Opening day of the arms fair is for buyers only and the leafy lanes and dual carriageways are choked with shiny 4X4s and land cruisers.
At the main gate, security hovers. Vanloads of police are just down the road and out of sight. There are some 25,000 square metres of war technology. The catalogue has 400 pages and weighs 2 1/2 lb. There are literally thousands of companies from 26 countries.
There are announcements for weapons fairs around the world between now and New Year's Eve. There is, for example, the Thailand ("lock your sights on Thailand and the Asia Pacific Region") defence equipment exhibition. Closer to home, there is IDEF Turkiye '99 in Ankara.
Some of the stands have three-level bars and conference rooms tucked away in quiet places. Many companies have avant garde video displays of anti-missile missiles shooting down enemy objects in real time, then again in slow, slow motion.
Simulators abound, creating a multi-media, three-dimensional feast of "enemy situations" with their snap, crackle and crash. Some simulators are so real you'd think they are real. They would make the sanest head of state order by the box car.

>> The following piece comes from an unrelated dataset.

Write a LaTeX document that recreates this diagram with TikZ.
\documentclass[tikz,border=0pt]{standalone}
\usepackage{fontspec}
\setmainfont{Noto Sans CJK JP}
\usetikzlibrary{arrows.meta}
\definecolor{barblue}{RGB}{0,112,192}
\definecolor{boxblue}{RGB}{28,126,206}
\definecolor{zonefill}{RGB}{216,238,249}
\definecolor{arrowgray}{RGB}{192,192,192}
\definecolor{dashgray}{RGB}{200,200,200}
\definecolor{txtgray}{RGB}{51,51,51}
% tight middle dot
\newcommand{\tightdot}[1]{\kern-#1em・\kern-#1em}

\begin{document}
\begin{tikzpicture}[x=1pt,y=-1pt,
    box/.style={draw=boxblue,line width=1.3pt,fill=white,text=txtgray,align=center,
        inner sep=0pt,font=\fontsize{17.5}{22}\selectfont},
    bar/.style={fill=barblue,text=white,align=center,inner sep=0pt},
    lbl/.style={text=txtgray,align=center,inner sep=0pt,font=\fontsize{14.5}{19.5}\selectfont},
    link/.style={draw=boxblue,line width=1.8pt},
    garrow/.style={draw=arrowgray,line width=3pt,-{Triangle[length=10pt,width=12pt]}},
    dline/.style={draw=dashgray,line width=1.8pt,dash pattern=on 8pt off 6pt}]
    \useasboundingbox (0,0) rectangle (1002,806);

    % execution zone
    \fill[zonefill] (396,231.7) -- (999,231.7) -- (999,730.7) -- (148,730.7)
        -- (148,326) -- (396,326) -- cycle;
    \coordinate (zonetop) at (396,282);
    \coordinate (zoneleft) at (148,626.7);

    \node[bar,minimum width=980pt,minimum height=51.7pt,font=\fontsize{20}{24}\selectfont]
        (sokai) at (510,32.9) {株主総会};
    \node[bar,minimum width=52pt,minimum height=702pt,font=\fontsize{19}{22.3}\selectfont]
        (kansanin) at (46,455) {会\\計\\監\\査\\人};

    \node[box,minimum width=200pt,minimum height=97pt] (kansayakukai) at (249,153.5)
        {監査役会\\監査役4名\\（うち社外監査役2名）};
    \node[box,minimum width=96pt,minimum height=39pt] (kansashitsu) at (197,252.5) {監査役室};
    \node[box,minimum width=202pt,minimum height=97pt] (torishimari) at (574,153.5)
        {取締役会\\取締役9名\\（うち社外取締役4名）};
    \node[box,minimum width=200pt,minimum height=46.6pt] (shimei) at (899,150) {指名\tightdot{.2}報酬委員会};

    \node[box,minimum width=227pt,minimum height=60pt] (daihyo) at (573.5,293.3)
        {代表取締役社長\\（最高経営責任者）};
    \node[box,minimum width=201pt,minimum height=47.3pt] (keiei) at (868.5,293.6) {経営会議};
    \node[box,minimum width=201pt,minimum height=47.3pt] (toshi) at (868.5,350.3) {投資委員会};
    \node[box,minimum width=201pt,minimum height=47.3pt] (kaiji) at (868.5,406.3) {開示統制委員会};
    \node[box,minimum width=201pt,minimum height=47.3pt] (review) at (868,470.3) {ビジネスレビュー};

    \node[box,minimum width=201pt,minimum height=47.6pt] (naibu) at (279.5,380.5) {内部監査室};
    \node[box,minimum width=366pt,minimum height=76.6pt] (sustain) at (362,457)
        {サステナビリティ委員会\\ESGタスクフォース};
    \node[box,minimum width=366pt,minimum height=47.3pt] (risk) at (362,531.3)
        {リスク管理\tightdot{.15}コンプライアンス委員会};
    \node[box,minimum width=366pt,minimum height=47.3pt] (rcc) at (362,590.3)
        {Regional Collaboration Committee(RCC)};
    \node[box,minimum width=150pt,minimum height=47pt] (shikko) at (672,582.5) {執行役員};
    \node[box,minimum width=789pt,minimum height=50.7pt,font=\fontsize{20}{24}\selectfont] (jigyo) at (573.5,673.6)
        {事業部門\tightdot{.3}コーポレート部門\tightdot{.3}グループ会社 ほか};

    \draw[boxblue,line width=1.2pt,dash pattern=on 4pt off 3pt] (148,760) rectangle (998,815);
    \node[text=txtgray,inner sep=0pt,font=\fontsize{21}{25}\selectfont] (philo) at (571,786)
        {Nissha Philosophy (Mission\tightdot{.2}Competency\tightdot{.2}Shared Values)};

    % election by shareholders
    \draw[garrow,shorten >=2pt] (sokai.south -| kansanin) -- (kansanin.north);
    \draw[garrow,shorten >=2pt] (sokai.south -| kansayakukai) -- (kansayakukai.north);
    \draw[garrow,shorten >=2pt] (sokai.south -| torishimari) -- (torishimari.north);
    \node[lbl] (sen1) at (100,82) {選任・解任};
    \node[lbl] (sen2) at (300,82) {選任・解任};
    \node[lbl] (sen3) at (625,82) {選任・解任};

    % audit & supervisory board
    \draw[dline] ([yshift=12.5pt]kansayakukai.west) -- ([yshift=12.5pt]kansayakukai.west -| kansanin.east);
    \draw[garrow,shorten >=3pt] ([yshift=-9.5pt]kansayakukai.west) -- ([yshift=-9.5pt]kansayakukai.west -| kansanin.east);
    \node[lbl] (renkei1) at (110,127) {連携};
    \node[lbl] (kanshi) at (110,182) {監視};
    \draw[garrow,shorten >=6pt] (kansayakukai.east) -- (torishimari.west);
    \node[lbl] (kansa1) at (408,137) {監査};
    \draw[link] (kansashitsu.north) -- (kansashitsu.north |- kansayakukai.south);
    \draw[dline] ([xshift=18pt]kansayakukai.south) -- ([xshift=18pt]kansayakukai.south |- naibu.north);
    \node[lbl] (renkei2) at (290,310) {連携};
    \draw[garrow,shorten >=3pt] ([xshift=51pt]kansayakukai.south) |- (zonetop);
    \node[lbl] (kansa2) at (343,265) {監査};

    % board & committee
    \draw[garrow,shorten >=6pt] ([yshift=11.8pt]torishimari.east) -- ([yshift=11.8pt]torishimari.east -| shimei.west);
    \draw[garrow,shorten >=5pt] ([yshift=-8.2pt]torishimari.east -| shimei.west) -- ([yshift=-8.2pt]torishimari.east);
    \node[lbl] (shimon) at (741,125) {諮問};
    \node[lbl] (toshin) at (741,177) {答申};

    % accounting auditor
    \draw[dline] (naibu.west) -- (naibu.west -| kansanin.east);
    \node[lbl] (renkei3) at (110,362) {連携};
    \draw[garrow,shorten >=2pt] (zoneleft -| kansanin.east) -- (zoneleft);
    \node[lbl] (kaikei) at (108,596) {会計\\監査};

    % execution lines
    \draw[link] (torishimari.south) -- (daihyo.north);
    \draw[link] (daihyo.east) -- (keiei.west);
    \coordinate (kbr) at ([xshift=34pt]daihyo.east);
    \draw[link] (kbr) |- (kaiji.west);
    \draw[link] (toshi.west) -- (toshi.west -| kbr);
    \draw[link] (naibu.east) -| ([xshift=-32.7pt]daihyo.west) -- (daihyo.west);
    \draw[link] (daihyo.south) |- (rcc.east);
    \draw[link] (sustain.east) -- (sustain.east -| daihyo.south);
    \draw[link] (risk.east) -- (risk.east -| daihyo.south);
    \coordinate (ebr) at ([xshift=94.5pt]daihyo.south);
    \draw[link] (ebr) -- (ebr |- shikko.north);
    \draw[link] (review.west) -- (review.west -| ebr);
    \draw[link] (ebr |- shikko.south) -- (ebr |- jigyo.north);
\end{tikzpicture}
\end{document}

Most global weapons-mall buyers are rather shy about their name tags and conceal them artfully. The mood is one of restrained buoyancy.

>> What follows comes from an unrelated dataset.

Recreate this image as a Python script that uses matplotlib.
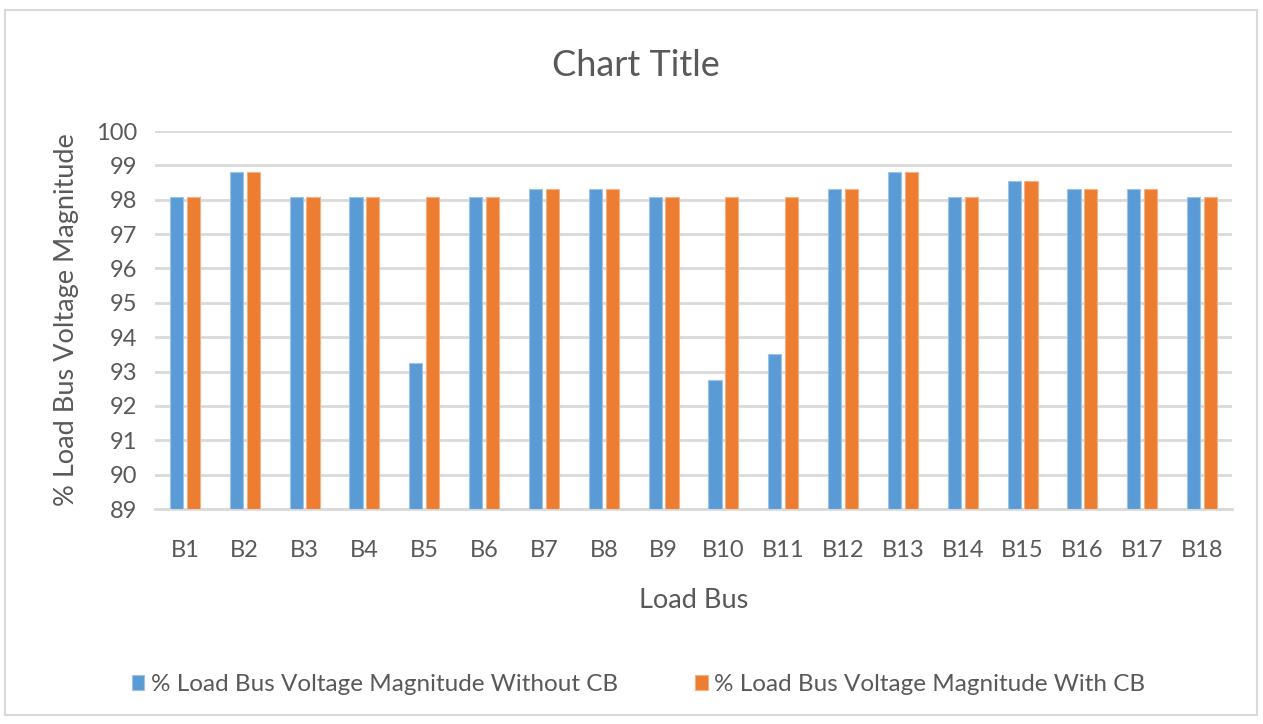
import matplotlib
matplotlib.use("Agg")
import matplotlib.pyplot as plt
import numpy as np
from matplotlib.patches import Rectangle

buses = ["B%d" % i for i in range(1, 19)]
without_cb = [98.08, 98.82, 98.08, 98.08, 93.26, 98.08, 98.3, 98.3, 98.08,
              92.75, 93.5, 98.3, 98.82, 98.08, 98.54, 98.3, 98.3, 98.08]
with_cb = [98.08, 98.82, 98.08, 98.08, 98.08, 98.08, 98.3, 98.3, 98.08,
           98.08, 98.08, 98.3, 98.82, 98.08, 98.54, 98.3, 98.3, 98.08]
yticks = list(range(89, 101))

plt.rcParams['font.family'] = ['Lato', 'DejaVu Sans']
grey = "#595959"
blue = "#5B9BD5"
orange = "#ED7D31"

fig = plt.figure(figsize=(12.63, 7.24), dpi=100)
# outer chart border
fig.patches.append(Rectangle((5 / 1263, 1 - 715 / 724), 1252 / 1263, 705 / 724,
                             transform=fig.transFigure, fill=False,
                             edgecolor="#D9D9D9", linewidth=1.5))

ax = fig.add_axes([155 / 1263, 1 - 509 / 724, (1232 - 155) / 1263, (509 - 131) / 724])
x = np.arange(len(buses))
w = 0.22
ax.bar(x - 0.142, [v - 89 for v in without_cb], w, bottom=89, color=blue,
       edgecolor="#9DC3E6", linewidth=0.8, zorder=3,
       label="% Load Bus Voltage Magnitude Without CB")
ax.bar(x + 0.142, [v - 89 for v in with_cb], w, bottom=89, color=orange,
       edgecolor="#F4B183", linewidth=0.8, zorder=3,
       label="% Load Bus Voltage Magnitude With CB")

ax.set_xlim(-0.5, len(buses) - 0.5)
ax.set_ylim(89, 100)
ax.set_yticks(yticks)
ax.set_xticks(x)
ax.set_xticklabels(buses)
ax.grid(axis="y", color="#D9D9D9", linewidth=2, zorder=0)
for s in ["top", "right", "left"]:
    ax.spines[s].set_visible(False)
ax.spines["bottom"].set_color("#D9D9D9")
ax.spines["bottom"].set_linewidth(2)
ax.tick_params(length=0, labelsize=17, labelcolor=grey)
ax.tick_params(axis="x", pad=22)
ax.tick_params(axis="y", pad=13)

ax.set_xlabel("Load Bus", fontsize=19.5, color=grey, labelpad=20)
ax.set_ylabel("% Load Bus Voltage Magnitude", fontsize=19.5, color=grey, labelpad=12)
fig.text(636 / 1263, 1 - 65 / 724, "Chart Title", ha="center", va="center",
         fontsize=26, color=grey)

ax.legend(loc="center", bbox_to_anchor=(0.449, -0.465), ncol=2, frameon=False,
          fontsize=17.5, labelcolor=grey, handlelength=0.5, handleheight=0.6,
          columnspacing=3.2, handletextpad=0.25)

fig.savefig("out.png", dpi=100)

And why not? Enemies and friends rubbing shoulders in the belly of the beast . . . probably one of the safest places in the world, come to think of it. A loose association of men with chequebooks and men with deadly devices. Wandering through the crowd are the buyers - a uniformed man and a grey-suited man followed by three or four men with brief cases. In their wake, at a discreet but unavoidably obvious distance, are other suited men anxious to see what stand the buyers will favour with their cheques.

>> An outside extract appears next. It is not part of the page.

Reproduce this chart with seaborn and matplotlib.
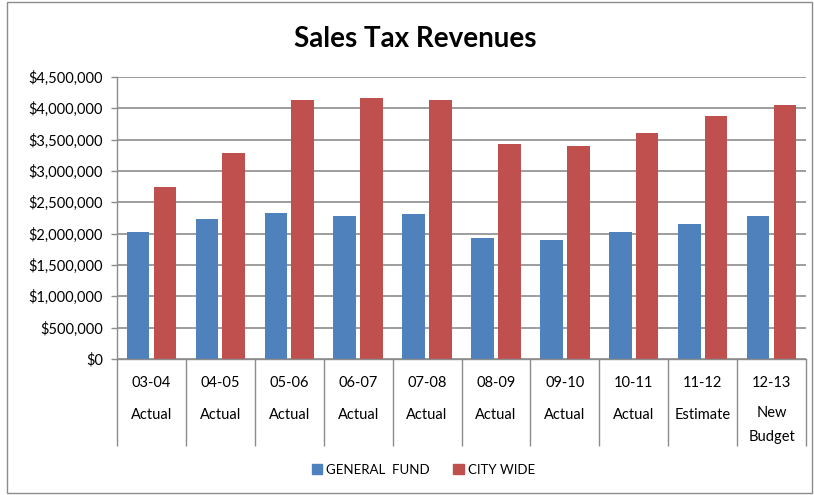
""" Sales tax revenues: general fund vs city wide, grouped bars """
import numpy as np
import pandas as pd
import matplotlib
matplotlib.use("Agg")
import matplotlib.pyplot as plt
import matplotlib.patches as mpatches
from matplotlib.ticker import FuncFormatter, FixedLocator
import seaborn as sns

years = ["03-04", "04-05", "05-06", "06-07", "07-08",
         "08-09", "09-10", "10-11", "11-12", "12-13"]
kinds = ["Actual", "Actual", "Actual", "Actual", "Actual",
         "Actual", "Actual", "Actual", "Estimate", "New\nBudget"]
general_fund = [2030000, 2235000, 2335000, 2280000, 2315000,
                1925000, 1905000, 2030000, 2155000, 2280000]
city_wide = [2750000, 3290000, 4140000, 4160000, 4140000,
             3435000, 3395000, 3600000, 3870000, 4055000]
series_names = ["GENERAL  FUND", "CITY WIDE"]
colors = ["#4F81BD", "#C0504D"]

df = pd.DataFrame({
    "period": years * 2,
    "value": general_fund + city_wide,
    "series": [series_names[0]] * len(years) + [series_names[1]] * len(years),
})

sns.set_style("white")
plt.rcParams["font.family"] = ["Lato", "DejaVu Sans"]
plt.rcParams["text.color"] = "black"
plt.rcParams["ytick.labelcolor"] = "black"

W, H = 814, 495
fig = plt.figure(figsize=(W / 100, H / 100), dpi=100)
ax = fig.add_axes([117 / W, (H - 359) / H, (806 - 117) / W, (359 - 77) / H])

sns.barplot(data=df, x="period", y="value", hue="series", palette=colors,
            width=0.78, gap=0.16, ax=ax, saturation=1, linewidth=0)

ax.set_xlim(-0.5, len(years) - 0.5)
ax.set_ylim(0, 4500000)
ax.set_yticks(np.arange(0, 4500001, 500000))
ax.yaxis.set_major_formatter(FuncFormatter(lambda v, p: "${:,.0f}".format(v)))
ax.grid(axis="y", color="#8c8c8c", linewidth=1.2)
ax.set_axisbelow(True)
ax.set_xlabel("")
ax.set_ylabel("")

for side in ["top", "right"]:
    ax.spines[side].set_visible(False)
for side in ["left", "bottom"]:
    ax.spines[side].set_color("#8c8c8c")
    ax.spines[side].set_linewidth(1.0)

ax.tick_params(axis="y", left=True, length=4, width=1, color="#8c8c8c",
               labelsize=10.5, pad=6, labelcolor="black")

# category table below the axis
ax.set_xticks(range(len(years)))
ax.set_xticklabels([""] * len(years))
ax.tick_params(axis="x", which="major", length=0)
ax.xaxis.set_minor_locator(FixedLocator(np.arange(-0.5, len(years), 1.0)))
ax.tick_params(axis="x", which="minor", bottom=True, length=87 * 0.72,
               width=1, color="#8c8c8c")

for i, (yr, kd) in enumerate(zip(years, kinds)):
    ax.annotate(yr, xy=(i, 0), xycoords=("data", "axes fraction"),
                xytext=(0, -24 * 0.72), textcoords="offset points",
                ha="center", va="center", fontsize=10.5, color="black")
    lines = kd.split("\n")
    for j, ln in enumerate(lines):
        off = 56 if len(lines) == 1 else 54 + 24 * j
        ax.annotate(ln, xy=(i, 0), xycoords=("data", "axes fraction"),
                    xytext=(0, -off * 0.72), textcoords="offset points",
                    ha="center", va="center", fontsize=10.5, color="black")

fig.text(0.51, (H - 39) / H, "Sales Tax Revenues", ha="center", va="center",
         fontsize=20, fontweight="bold", color="black")

handles = [mpatches.Patch(color=c) for c in colors]
ax.legend(handles, series_names, loc="center", ncol=2, frameon=False,
          bbox_to_anchor=(0.52, (H - 470) / H), bbox_transform=fig.transFigure,
          handlelength=0.8, handleheight=0.8, handletextpad=0.3,
          columnspacing=1.8, fontsize=9.5, labelcolor="black")

fig.patches.append(mpatches.Rectangle((7 / W, 2 / H), (812 - 7) / W, (493 - 2) / H,
                                      transform=fig.transFigure, fill=False,
                                      edgecolor="#8c8c8c", linewidth=1))

fig.savefig("out.png", dpi=100)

While being screened for credentials, I stood next to a man with very white teeth and a very shiny grey silk suit. He is an arms buyer for Pakistan.
"Do you think the trouble between your country and India will end soon?" I asked. "Not very soon at all," he said.
"That is very unfortunate," I observed. "Not at all," he responded with a smile. "Not at all. It's good for business," he chuckled. "I've been in this business for 20 years and I wouldn't know what to do if I wasn't in this business."
"Mr Hussain," called the credentials verification clerk, "your identification badge."
"Excuse me please," he said. "I must go to work."
Howard Noyes is an Irish-based inventor and attended the arms fair at the invitation of a Swedish company.